### Records for the exercise

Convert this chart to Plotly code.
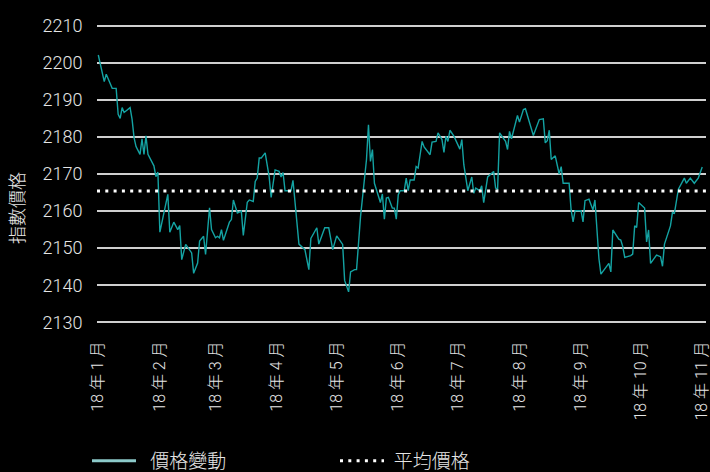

######
### Records for the exercise

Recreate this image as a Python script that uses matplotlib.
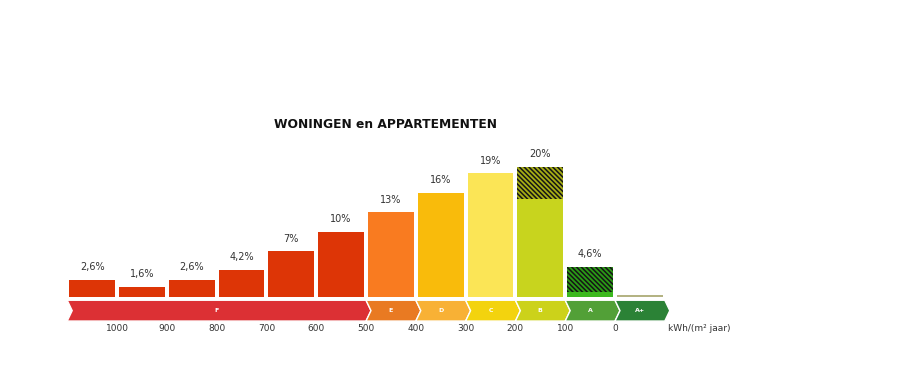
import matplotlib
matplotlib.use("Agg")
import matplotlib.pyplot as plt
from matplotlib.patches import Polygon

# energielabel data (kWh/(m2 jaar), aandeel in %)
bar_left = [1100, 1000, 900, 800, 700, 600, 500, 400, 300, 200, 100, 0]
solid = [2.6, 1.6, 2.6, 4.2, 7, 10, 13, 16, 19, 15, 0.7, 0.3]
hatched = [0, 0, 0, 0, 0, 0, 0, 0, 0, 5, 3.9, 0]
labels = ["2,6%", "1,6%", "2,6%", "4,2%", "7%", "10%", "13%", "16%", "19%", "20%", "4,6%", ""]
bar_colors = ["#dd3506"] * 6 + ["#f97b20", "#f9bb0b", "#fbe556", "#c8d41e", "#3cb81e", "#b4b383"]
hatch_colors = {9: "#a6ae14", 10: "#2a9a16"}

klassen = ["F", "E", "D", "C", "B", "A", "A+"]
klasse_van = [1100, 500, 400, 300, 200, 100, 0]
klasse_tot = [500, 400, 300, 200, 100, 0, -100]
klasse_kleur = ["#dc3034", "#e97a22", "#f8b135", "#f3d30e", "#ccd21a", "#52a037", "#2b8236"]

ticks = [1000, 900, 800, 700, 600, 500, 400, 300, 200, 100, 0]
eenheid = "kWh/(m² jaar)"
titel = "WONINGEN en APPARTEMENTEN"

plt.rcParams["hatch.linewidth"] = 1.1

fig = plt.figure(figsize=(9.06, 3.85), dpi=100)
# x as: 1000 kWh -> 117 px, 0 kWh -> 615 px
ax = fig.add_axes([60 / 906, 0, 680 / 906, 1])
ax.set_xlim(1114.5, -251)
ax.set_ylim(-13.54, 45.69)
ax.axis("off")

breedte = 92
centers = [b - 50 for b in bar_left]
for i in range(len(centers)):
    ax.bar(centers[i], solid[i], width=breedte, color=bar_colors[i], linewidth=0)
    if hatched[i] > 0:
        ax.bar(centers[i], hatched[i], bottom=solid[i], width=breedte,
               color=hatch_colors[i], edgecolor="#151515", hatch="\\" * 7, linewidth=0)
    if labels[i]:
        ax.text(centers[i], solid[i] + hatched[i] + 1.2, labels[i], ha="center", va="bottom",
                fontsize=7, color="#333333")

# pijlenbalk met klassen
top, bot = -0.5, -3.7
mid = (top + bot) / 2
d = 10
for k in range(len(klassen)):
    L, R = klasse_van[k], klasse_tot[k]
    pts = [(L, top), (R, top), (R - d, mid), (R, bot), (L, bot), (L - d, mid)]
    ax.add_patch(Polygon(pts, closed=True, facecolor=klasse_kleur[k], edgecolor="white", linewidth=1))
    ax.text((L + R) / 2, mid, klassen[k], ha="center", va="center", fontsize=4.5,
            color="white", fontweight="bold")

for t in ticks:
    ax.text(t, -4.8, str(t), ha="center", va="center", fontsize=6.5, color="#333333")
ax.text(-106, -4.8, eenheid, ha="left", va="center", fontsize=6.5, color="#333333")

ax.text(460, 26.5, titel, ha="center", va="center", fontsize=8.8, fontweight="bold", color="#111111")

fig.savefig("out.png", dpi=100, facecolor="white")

######

• [The exercise] Which lines hold the word "matplotlib"? Show each one.

• [Completed task]
Recreate this image as a Python script that uses matplotlib.
import matplotlib
matplotlib.use("Agg")
import matplotlib.pyplot as plt
from matplotlib.patches import Polygon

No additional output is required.